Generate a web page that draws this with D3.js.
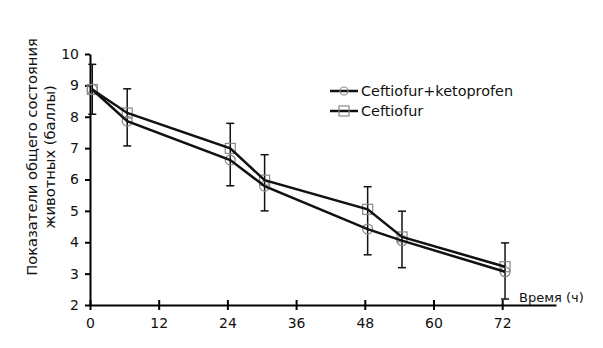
<!DOCTYPE html>
<html><head><meta charset="utf-8">
<script src="https://cdn.jsdelivr.net/npm/d3@7"></script>
<style>body{margin:0;background:#fff}svg{display:block}text{font-family:"DejaVu Sans",Verdana,sans-serif;fill:#111}</style>
</head><body><svg id="c" width="603" height="348"></svg>
<script>
const times = [0.4, 6.5, 24.5, 30.5, 48.5, 54.5, 72.5];
const ketoValues = [8.87, 7.86, 6.62, 5.79, 4.42, 4.05, 3.06];
const ceftValues = [8.87, 8.12, 6.99, 5.98, 5.05, 4.17, 3.22];
const errHigh = [9.67, 8.89, 7.79, 6.79, 5.77, 4.99, 3.98];
const errLow = [8.08, 7.07, 5.80, 5.00, 3.60, 3.19, 2.19];
const xTicks = [0, 12, 24, 36, 48, 60, 72];
const yTicks = [2, 3, 4, 5, 6, 7, 8, 9, 10];
const seriesNames = ["Ceftiofur+ketoprofen", "Ceftiofur"];

const svg = d3.select("#c");
const x = d3.scaleLinear().domain([0, 81.4]).range([90, 556]);
const y = d3.scaleLinear().domain([2, 10]).range([305, 54]);

// axes
const xAxis = svg.append("g").attr("transform", `translate(0,${y(2)})`)
  .call(d3.axisBottom(x).tickValues(xTicks).tickSize(5).tickPadding(8).tickSizeOuter(0));
xAxis.select(".domain").attr("stroke", "#000").attr("stroke-width", 2);
xAxis.selectAll(".tick line").attr("stroke", "#000").attr("stroke-width", 2).attr("y1", -5);
xAxis.selectAll(".tick text").style("font-size", "14px").style("font-family", "DejaVu Sans");

const yAxis = svg.append("g").attr("transform", `translate(${x(0)},0)`)
  .call(d3.axisLeft(y).tickValues(yTicks).tickSize(5).tickPadding(6).tickSizeOuter(0));
yAxis.select(".domain").attr("stroke", "#000").attr("stroke-width", 2);
yAxis.selectAll(".tick line").attr("stroke", "#000").attr("stroke-width", 2);
yAxis.selectAll(".tick text").style("font-size", "14px").style("font-family", "DejaVu Sans");

// error bars
const eg = svg.append("g").attr("stroke", "#111").attr("stroke-width", 1.5);
times.forEach((t, i) => {
  const cx = x(t);
  eg.append("line").attr("x1", cx).attr("x2", cx).attr("y1", y(errHigh[i])).attr("y2", y(errLow[i]));
  eg.append("line").attr("x1", cx - 4).attr("x2", cx + 4).attr("y1", y(errHigh[i])).attr("y2", y(errHigh[i]));
  eg.append("line").attr("x1", cx - 4).attr("x2", cx + 4).attr("y1", y(errLow[i])).attr("y2", y(errLow[i]));
});

// markers
const mg = svg.append("g").attr("fill", "none").attr("stroke", "#888").attr("stroke-width", 1.2);
times.forEach((t, i) => {
  mg.append("circle").attr("cx", x(t)).attr("cy", y(ketoValues[i])).attr("r", 5);
  mg.append("rect").attr("x", x(t) - 5).attr("y", y(ceftValues[i]) - 5).attr("width", 10).attr("height", 10);
});

// lines
const line = d3.line().x((d, i) => x(times[i])).y(d => y(d));
[ketoValues, ceftValues].forEach(v => {
  svg.append("path").attr("d", line(v)).attr("fill", "none").attr("stroke", "#111").attr("stroke-width", 2.5);
});

// legend
const lg = svg.append("g");
[0, 1].forEach(i => {
  const ly = 91 + i * 20;
  lg.append("line").attr("x1", 330).attr("x2", 358).attr("y1", ly).attr("y2", ly).attr("stroke", "#111").attr("stroke-width", 2.5);
  if (i === 0) lg.append("circle").attr("cx", 344).attr("cy", ly).attr("r", 4).attr("fill", "none").attr("stroke", "#888").attr("stroke-width", 1.2);
  else lg.append("rect").attr("x", 339).attr("y", ly - 5).attr("width", 10).attr("height", 10).attr("fill", "none").attr("stroke", "#888").attr("stroke-width", 1.2);
  lg.append("text").attr("x", 361).attr("y", ly + 5).style("font-size", "14.4px").text(seriesNames[i]);
});

// axis titles
svg.append("text").attr("x", 519).attr("y", 302).style("font-size", "13px").text("Время (ч)");
const yl = svg.append("text").attr("transform", "rotate(-90)").attr("text-anchor", "middle").style("font-size", "14.7px");
yl.append("tspan").attr("x", -157).attr("y", 37).text("Показатели общего состояния");
yl.append("tspan").attr("x", -157).attr("y", 55).text("животных (баллы)");
</script></body></html>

Given problem: Write out the material above once more, exactly as it reads, with no pictures.

Exercise result:
Generate a web page that draws this with D3.js.
<!DOCTYPE html>
<html><head><meta charset="utf-8">
<script src="https://cdn.jsdelivr.net/npm/d3@7"></script>
<style>body{margin:0;background:#fff}svg{display:block}text{font-family:"DejaVu Sans",Verdana,sans-serif;fill:#111}</style>
</head><body><svg id="c" width="603" height="348"></svg>
<script>
const times = [0.4, 6.5, 24.5, 30.5, 48.5, 54.5, 72.5];
const ketoValues = [8.87, 7.86, 6.62, 5.79, 4.42, 4.05, 3.06];
const ceftValues = [8.87, 8.12, 6.99, 5.98, 5.05, 4.17, 3.22];
const errHigh = [9.67, 8.89, 7.79, 6.79, 5.77, 4.99, 3.98];
const errLow = [8.08, 7.07, 5.80, 5.00, 3.60, 3.19, 2.19];
const xTicks = [0, 12, 24, 36, 48, 60, 72];
const yTicks = [2, 3, 4, 5, 6, 7, 8, 9, 10];
const seriesNames = ["Ceftiofur+ketoprofen", "Ceftiofur"];

const svg = d3.select("#c");
const x = d3.scaleLinear().domain([0, 81.4]).range([90, 556]);
const y = d3.scaleLinear().domain([2, 10]).range([305, 54]);

// axes
const xAxis = svg.append("g").attr("transform", `translate(0,${y(2)})`)
  .call(d3.axisBottom(x).tickValues(xTicks).tickSize(5).tickPadding(8).tickSizeOuter(0));
xAxis.select(".domain").attr("stroke", "#000").attr("stroke-width", 2);
xAxis.selectAll(".tick line").attr("stroke", "#000").attr("stroke-width", 2).attr("y1", -5);
xAxis.selectAll(".tick text").style("font-size", "14px").style("font-family", "DejaVu Sans");

const yAxis = svg.append("g").attr("transform", `translate(${x(0)},0)`)
  .call(d3.axisLeft(y).tickValues(yTicks).tickSize(5).tickPadding(6).tickSizeOuter(0));
yAxis.select(".domain").attr("stroke", "#000").attr("stroke-width", 2);
yAxis.selectAll(".tick line").attr("stroke", "#000").attr("stroke-width", 2);
yAxis.selectAll(".tick text").style("font-size", "14px").style("font-family", "DejaVu Sans");

// error bars
const eg = svg.append("g").attr("stroke", "#111").attr("stroke-width", 1.5);
times.forEach((t, i) => {
  const cx = x(t);
  eg.append("line").attr("x1", cx).attr("x2", cx).attr("y1", y(errHigh[i])).attr("y2", y(errLow[i]));
  eg.append("line").attr("x1", cx - 4).attr("x2", cx + 4).attr("y1", y(errHigh[i])).attr("y2", y(errHigh[i]));
  eg.append("line").attr("x1", cx - 4).attr("x2", cx + 4).attr("y1", y(errLow[i])).attr("y2", y(errLow[i]));
});

// markers
const mg = svg.append("g").attr("fill", "none").attr("stroke", "#888").attr("stroke-width", 1.2);
times.forEach((t, i) => {
  mg.append("circle").attr("cx", x(t)).attr("cy", y(ketoValues[i])).attr("r", 5);
  mg.append("rect").attr("x", x(t) - 5).attr("y", y(ceftValues[i]) - 5).attr("width", 10).attr("height", 10);
});

// lines
const line = d3.line().x((d, i) => x(times[i])).y(d => y(d));
[ketoValues, ceftValues].forEach(v => {
  svg.append("path").attr("d", line(v)).attr("fill", "none").attr("stroke", "#111").attr("stroke-width", 2.5);
});

// legend
const lg = svg.append("g");
[0, 1].forEach(i => {
  const ly = 91 + i * 20;
  lg.append("line").attr("x1", 330).attr("x2", 358).attr("y1", ly).attr("y2", ly).attr("stroke", "#111").attr("stroke-width", 2.5);
  if (i === 0) lg.append("circle").attr("cx", 344).attr("cy", ly).attr("r", 4).attr("fill", "none").attr("stroke", "#888").attr("stroke-width", 1.2);
  else lg.append("rect").attr("x", 339).attr("y", ly - 5).attr("width", 10).attr("height", 10).attr("fill", "none").attr("stroke", "#888").attr("stroke-width", 1.2);
  lg.append("text").attr("x", 361).attr("y", ly + 5).style("font-size", "14.4px").text(seriesNames[i]);
});

// axis titles
svg.append("text").attr("x", 519).attr("y", 302).style("font-size", "13px").text("Время (ч)");
const yl = svg.append("text").attr("transform", "rotate(-90)").attr("text-anchor", "middle").style("font-size", "14.7px");
yl.append("tspan").attr("x", -157).attr("y", 37).text("Показатели общего состояния");
yl.append("tspan").attr("x", -157).attr("y", 55).text("животных (баллы)");
</script></body></html>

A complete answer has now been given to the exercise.